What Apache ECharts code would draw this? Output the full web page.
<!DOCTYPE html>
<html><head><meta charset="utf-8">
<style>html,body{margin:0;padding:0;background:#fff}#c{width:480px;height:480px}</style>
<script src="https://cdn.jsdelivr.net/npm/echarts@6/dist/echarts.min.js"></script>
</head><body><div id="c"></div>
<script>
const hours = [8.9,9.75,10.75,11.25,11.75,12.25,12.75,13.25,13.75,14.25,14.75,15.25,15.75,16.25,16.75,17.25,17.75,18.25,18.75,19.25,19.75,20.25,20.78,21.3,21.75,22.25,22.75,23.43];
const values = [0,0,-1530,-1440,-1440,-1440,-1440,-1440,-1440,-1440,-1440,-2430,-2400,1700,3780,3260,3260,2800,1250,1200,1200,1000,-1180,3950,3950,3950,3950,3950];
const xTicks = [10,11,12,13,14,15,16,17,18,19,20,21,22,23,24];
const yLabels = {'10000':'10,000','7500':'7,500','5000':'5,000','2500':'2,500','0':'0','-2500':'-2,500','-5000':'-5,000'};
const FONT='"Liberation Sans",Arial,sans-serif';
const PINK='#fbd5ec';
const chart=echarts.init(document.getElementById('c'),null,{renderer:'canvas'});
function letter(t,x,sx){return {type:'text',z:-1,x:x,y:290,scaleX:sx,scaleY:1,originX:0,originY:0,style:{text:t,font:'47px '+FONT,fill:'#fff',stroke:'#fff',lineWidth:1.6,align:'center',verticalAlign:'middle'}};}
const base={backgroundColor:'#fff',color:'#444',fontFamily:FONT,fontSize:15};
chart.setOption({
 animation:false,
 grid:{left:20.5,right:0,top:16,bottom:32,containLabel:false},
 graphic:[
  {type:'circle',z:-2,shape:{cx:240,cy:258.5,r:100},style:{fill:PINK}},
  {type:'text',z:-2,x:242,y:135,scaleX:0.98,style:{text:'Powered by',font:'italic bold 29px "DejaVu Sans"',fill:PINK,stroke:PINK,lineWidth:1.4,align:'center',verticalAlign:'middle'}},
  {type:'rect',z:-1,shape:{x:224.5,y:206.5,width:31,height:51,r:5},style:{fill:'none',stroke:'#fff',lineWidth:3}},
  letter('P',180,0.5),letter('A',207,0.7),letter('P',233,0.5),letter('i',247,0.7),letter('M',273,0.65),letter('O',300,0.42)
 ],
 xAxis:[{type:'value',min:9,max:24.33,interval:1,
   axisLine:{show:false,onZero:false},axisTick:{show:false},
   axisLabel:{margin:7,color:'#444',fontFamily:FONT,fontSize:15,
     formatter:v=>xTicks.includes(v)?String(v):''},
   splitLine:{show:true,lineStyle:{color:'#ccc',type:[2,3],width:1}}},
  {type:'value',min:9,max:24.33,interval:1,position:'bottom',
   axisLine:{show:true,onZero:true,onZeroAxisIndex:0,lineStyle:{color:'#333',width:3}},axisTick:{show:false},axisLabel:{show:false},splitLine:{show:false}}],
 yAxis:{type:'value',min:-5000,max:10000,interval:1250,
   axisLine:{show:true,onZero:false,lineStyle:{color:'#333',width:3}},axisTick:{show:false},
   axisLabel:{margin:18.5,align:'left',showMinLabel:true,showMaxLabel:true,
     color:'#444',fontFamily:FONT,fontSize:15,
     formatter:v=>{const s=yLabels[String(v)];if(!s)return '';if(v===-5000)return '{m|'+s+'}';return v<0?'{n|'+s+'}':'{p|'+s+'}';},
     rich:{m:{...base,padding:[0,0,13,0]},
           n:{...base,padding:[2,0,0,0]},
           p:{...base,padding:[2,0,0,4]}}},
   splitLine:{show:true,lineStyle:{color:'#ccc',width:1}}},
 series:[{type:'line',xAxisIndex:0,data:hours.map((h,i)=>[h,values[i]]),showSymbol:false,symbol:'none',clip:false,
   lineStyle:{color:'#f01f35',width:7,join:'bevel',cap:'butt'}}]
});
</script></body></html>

════════════════

Extract all of the data above and output it character for character.

What Apache ECharts code would draw this? Output the full web page.
<!DOCTYPE html>
<html><head><meta charset="utf-8">
<style>html,body{margin:0;padding:0;background:#fff}#c{width:480px;height:480px}</style>
<script src="https://cdn.jsdelivr.net/npm/echarts@6/dist/echarts.min.js"></script>
</head><body><div id="c"></div>
<script>
const hours = [8.9,9.75,10.75,11.25,11.75,12.25,12.75,13.25,13.75,14.25,14.75,15.25,15.75,16.25,16.75,17.25,17.75,18.25,18.75,19.25,19.75,20.25,20.78,21.3,21.75,22.25,22.75,23.43];
const values = [0,0,-1530,-1440,-1440,-1440,-1440,-1440,-1440,-1440,-1440,-2430,-2400,1700,3780,3260,3260,2800,1250,1200,1200,1000,-1180,3950,3950,3950,3950,3950];
const xTicks = [10,11,12,13,14,15,16,17,18,19,20,21,22,23,24];
const yLabels = {'10000':'10,000','7500':'7,500','5000':'5,000','2500':'2,500','0':'0','-2500':'-2,500','-5000':'-5,000'};
const FONT='"Liberation Sans",Arial,sans-serif';
const PINK='#fbd5ec';
const chart=echarts.init(document.getElementById('c'),null,{renderer:'canvas'});
function letter(t,x,sx){return {type:'text',z:-1,x:x,y:290,scaleX:sx,scaleY:1,originX:0,originY:0,style:{text:t,font:'47px '+FONT,fill:'#fff',stroke:'#fff',lineWidth:1.6,align:'center',verticalAlign:'middle'}};}
const base={backgroundColor:'#fff',color:'#444',fontFamily:FONT,fontSize:15};
chart.setOption({
 animation:false,
 grid:{left:20.5,right:0,top:16,bottom:32,containLabel:false},
 graphic:[
  {type:'circle',z:-2,shape:{cx:240,cy:258.5,r:100},style:{fill:PINK}},
  {type:'text',z:-2,x:242,y:135,scaleX:0.98,style:{text:'Powered by',font:'italic bold 29px "DejaVu Sans"',fill:PINK,stroke:PINK,lineWidth:1.4,align:'center',verticalAlign:'middle'}},
  {type:'rect',z:-1,shape:{x:224.5,y:206.5,width:31,height:51,r:5},style:{fill:'none',stroke:'#fff',lineWidth:3}},
  letter('P',180,0.5),letter('A',207,0.7),letter('P',233,0.5),letter('i',247,0.7),letter('M',273,0.65),letter('O',300,0.42)
 ],
 xAxis:[{type:'value',min:9,max:24.33,interval:1,
   axisLine:{show:false,onZero:false},axisTick:{show:false},
   axisLabel:{margin:7,color:'#444',fontFamily:FONT,fontSize:15,
     formatter:v=>xTicks.includes(v)?String(v):''},
   splitLine:{show:true,lineStyle:{color:'#ccc',type:[2,3],width:1}}},
  {type:'value',min:9,max:24.33,interval:1,position:'bottom',
   axisLine:{show:true,onZero:true,onZeroAxisIndex:0,lineStyle:{color:'#333',width:3}},axisTick:{show:false},axisLabel:{show:false},splitLine:{show:false}}],
 yAxis:{type:'value',min:-5000,max:10000,interval:1250,
   axisLine:{show:true,onZero:false,lineStyle:{color:'#333',width:3}},axisTick:{show:false},
   axisLabel:{margin:18.5,align:'left',showMinLabel:true,showMaxLabel:true,
     color:'#444',fontFamily:FONT,fontSize:15,
     formatter:v=>{const s=yLabels[String(v)];if(!s)return '';if(v===-5000)return '{m|'+s+'}';return v<0?'{n|'+s+'}':'{p|'+s+'}';},
     rich:{m:{...base,padding:[0,0,13,0]},
           n:{...base,padding:[2,0,0,0]},
           p:{...base,padding:[2,0,0,4]}}},
   splitLine:{show:true,lineStyle:{color:'#ccc',width:1}}},
 series:[{type:'line',xAxisIndex:0,data:hours.map((h,i)=>[h,values[i]]),showSymbol:false,symbol:'none',clip:false,
   lineStyle:{color:'#f01f35',width:7,join:'bevel',cap:'butt'}}]
});
</script></body></html>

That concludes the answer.